■ **WHAT IS BEING ASKED**: Print the lines of the listing below verbatim from its first line through the line bearing "from matplotlib.transforms import". Any pictures are to be omitted.

■ **DATA**:
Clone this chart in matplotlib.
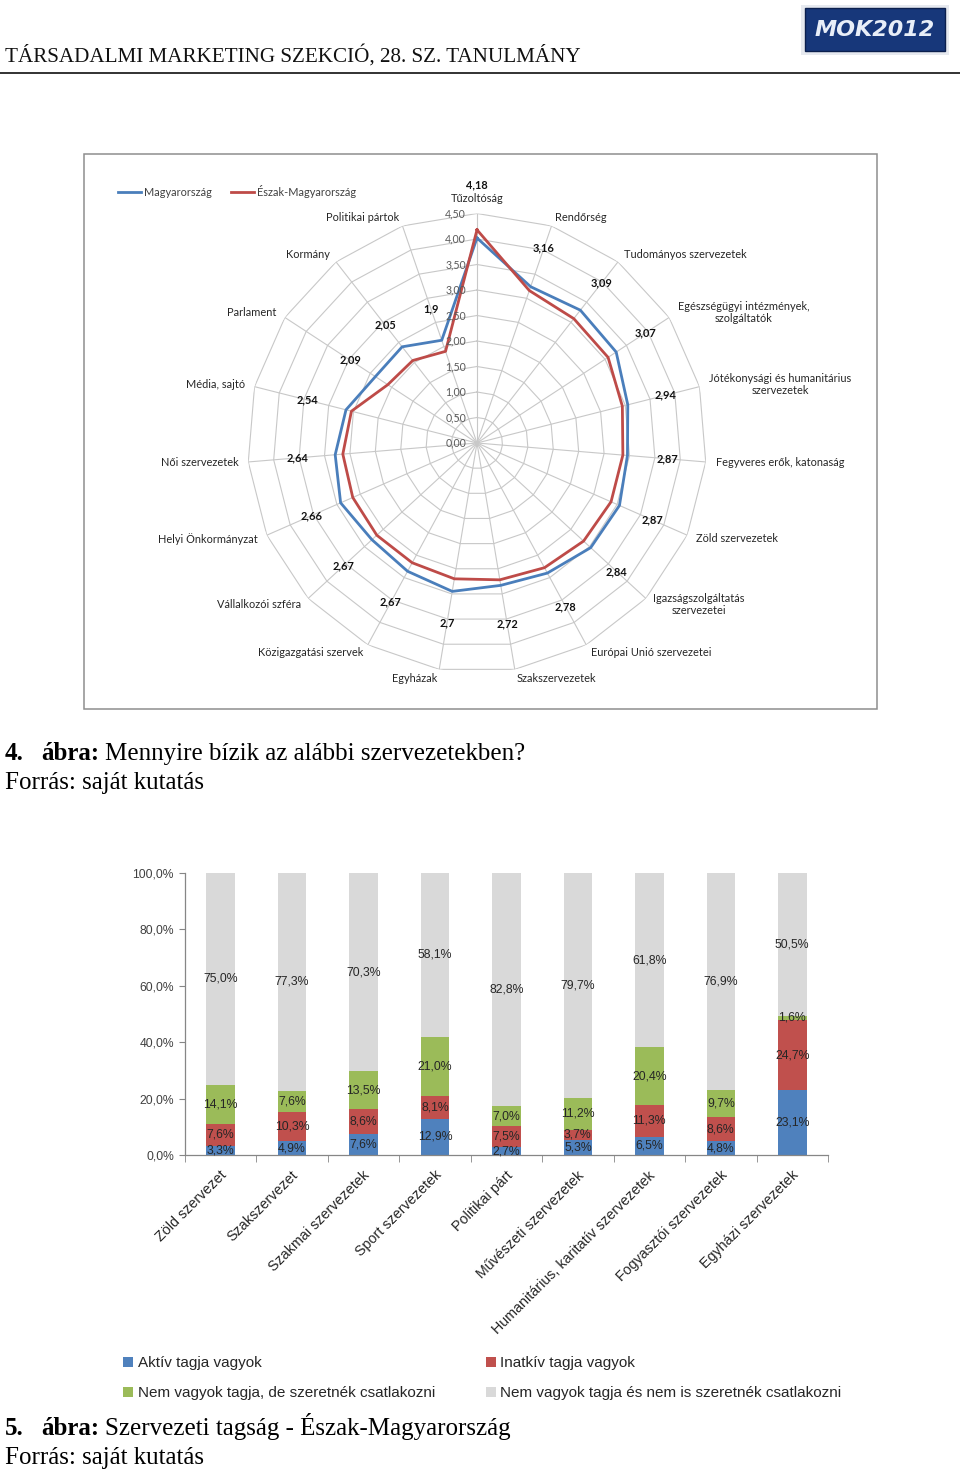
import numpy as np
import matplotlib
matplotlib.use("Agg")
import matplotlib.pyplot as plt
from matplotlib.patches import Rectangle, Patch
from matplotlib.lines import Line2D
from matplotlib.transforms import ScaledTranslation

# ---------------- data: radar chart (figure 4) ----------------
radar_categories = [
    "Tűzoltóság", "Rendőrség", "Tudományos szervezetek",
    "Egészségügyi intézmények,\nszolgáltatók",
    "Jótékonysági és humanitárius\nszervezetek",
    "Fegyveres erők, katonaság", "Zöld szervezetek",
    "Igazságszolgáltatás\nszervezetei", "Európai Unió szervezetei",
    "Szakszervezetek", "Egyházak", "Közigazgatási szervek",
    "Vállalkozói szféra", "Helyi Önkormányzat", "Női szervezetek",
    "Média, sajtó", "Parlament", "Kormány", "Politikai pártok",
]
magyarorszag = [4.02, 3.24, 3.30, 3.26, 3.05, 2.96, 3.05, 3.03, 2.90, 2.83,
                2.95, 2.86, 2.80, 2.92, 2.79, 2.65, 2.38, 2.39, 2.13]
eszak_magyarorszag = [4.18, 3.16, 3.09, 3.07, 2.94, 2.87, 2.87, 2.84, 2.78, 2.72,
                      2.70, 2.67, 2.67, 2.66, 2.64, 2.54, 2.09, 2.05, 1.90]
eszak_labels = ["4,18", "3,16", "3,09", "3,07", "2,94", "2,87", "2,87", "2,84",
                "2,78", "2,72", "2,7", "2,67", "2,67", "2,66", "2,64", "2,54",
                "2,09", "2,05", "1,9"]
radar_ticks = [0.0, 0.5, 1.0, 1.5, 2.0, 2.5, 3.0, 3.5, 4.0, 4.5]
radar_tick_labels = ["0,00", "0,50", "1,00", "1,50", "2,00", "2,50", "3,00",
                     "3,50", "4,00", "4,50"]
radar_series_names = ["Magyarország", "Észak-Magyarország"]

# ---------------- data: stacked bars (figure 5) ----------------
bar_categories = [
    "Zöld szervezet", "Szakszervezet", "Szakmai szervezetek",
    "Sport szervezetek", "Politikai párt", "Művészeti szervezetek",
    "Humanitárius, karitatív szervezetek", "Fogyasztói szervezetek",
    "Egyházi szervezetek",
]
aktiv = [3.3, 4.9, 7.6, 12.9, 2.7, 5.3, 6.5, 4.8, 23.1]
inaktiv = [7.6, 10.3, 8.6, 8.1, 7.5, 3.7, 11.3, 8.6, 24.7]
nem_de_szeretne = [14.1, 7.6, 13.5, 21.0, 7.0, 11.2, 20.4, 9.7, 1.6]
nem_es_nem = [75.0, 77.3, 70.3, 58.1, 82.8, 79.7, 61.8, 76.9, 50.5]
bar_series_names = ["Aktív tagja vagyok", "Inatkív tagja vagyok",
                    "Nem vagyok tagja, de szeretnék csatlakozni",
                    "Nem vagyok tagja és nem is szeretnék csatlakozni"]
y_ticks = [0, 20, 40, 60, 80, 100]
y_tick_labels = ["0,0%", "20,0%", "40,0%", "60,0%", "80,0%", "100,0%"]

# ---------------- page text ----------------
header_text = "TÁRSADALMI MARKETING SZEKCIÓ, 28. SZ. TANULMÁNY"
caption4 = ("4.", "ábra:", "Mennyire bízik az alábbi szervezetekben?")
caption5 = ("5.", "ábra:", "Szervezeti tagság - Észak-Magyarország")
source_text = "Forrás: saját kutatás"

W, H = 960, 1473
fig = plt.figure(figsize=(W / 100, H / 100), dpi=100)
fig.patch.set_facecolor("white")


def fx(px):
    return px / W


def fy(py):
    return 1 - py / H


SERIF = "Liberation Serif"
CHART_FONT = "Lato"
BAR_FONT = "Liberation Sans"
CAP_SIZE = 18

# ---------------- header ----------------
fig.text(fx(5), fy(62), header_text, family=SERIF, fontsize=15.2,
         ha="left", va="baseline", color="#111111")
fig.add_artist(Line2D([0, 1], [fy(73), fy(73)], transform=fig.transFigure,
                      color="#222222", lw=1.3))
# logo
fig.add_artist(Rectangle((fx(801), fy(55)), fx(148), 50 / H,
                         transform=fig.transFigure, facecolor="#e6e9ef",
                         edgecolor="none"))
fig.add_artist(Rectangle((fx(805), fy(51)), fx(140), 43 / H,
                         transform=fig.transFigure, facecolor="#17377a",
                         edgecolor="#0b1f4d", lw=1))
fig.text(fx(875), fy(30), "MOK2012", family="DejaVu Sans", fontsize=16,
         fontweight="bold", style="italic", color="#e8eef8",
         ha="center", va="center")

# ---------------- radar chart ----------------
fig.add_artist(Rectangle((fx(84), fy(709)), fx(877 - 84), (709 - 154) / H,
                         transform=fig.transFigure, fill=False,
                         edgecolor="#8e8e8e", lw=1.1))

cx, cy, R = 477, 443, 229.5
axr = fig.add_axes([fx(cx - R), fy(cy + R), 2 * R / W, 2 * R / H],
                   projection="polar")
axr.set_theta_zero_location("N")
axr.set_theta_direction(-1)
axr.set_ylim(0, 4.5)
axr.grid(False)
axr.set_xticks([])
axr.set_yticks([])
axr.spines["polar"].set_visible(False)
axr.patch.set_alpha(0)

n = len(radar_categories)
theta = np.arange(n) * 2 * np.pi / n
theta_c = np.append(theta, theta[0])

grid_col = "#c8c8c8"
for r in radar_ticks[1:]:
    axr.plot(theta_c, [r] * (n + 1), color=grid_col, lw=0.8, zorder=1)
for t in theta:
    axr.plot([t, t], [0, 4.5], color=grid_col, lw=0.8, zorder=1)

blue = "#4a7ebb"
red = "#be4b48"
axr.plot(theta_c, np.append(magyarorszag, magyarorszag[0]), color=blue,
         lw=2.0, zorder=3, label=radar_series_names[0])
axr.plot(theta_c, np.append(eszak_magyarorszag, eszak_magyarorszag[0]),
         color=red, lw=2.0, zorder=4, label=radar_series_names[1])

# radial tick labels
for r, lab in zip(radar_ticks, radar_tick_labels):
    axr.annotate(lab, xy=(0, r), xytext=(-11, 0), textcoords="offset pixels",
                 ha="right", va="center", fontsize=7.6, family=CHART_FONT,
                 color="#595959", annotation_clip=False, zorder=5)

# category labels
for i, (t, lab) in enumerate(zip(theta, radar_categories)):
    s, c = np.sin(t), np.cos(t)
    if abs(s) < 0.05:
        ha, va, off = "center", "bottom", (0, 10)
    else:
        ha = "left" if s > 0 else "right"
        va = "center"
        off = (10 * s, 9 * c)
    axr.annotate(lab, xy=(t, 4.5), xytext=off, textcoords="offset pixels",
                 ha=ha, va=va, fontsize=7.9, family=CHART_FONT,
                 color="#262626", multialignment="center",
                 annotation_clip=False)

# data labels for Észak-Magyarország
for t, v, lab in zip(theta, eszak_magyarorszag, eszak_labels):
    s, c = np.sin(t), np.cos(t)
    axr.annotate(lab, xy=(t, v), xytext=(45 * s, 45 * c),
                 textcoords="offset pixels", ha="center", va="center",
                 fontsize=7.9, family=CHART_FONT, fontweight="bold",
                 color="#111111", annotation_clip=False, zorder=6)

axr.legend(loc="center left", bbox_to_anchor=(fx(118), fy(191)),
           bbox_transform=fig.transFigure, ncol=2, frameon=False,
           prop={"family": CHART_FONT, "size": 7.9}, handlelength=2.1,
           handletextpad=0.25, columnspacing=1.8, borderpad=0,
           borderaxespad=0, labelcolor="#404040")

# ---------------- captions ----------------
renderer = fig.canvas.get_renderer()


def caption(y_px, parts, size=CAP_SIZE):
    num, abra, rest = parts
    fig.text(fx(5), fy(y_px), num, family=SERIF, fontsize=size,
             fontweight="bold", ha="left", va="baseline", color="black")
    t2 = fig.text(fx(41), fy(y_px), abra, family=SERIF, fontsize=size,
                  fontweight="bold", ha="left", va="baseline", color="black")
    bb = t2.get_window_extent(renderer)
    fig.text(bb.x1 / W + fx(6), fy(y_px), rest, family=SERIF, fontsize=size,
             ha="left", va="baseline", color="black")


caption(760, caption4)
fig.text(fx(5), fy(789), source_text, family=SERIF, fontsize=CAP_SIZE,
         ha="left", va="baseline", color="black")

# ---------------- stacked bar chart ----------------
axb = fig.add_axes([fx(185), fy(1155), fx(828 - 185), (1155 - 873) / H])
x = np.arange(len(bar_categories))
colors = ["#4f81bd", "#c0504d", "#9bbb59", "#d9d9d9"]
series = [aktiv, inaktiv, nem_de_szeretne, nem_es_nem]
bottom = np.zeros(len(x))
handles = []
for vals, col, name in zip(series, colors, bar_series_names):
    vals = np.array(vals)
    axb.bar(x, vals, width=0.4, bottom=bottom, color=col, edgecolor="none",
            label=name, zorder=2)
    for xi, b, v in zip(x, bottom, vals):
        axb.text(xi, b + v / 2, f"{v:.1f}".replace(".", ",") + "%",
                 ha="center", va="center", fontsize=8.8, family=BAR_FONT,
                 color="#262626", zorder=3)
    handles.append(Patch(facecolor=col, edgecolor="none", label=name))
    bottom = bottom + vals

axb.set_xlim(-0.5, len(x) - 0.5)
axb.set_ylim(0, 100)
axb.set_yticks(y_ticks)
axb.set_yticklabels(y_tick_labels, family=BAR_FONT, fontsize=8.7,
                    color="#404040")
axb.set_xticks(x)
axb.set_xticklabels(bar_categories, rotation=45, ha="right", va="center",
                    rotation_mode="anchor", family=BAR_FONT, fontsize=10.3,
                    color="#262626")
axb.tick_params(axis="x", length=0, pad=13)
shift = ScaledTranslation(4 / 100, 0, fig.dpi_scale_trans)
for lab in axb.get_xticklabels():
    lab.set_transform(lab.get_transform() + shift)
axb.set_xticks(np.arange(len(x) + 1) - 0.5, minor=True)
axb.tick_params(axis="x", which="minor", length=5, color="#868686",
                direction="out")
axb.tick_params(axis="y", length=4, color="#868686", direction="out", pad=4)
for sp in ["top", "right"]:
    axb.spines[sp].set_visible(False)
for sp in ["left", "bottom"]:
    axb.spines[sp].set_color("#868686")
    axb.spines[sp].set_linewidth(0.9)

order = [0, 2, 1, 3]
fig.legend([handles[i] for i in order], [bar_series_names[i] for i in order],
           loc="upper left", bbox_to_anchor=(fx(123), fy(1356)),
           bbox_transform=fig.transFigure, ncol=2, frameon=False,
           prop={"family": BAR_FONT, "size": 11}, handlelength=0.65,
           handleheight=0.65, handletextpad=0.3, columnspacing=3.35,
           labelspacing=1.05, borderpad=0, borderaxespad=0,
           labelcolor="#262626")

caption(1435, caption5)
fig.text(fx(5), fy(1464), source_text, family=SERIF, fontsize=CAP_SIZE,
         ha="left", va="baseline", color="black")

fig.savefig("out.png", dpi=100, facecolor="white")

■ **THE REPLY**:
Clone this chart in matplotlib.
import numpy as np
import matplotlib
matplotlib.use("Agg")
import matplotlib.pyplot as plt
from matplotlib.patches import Rectangle, Patch
from matplotlib.lines import Line2D
from matplotlib.transforms import ScaledTranslation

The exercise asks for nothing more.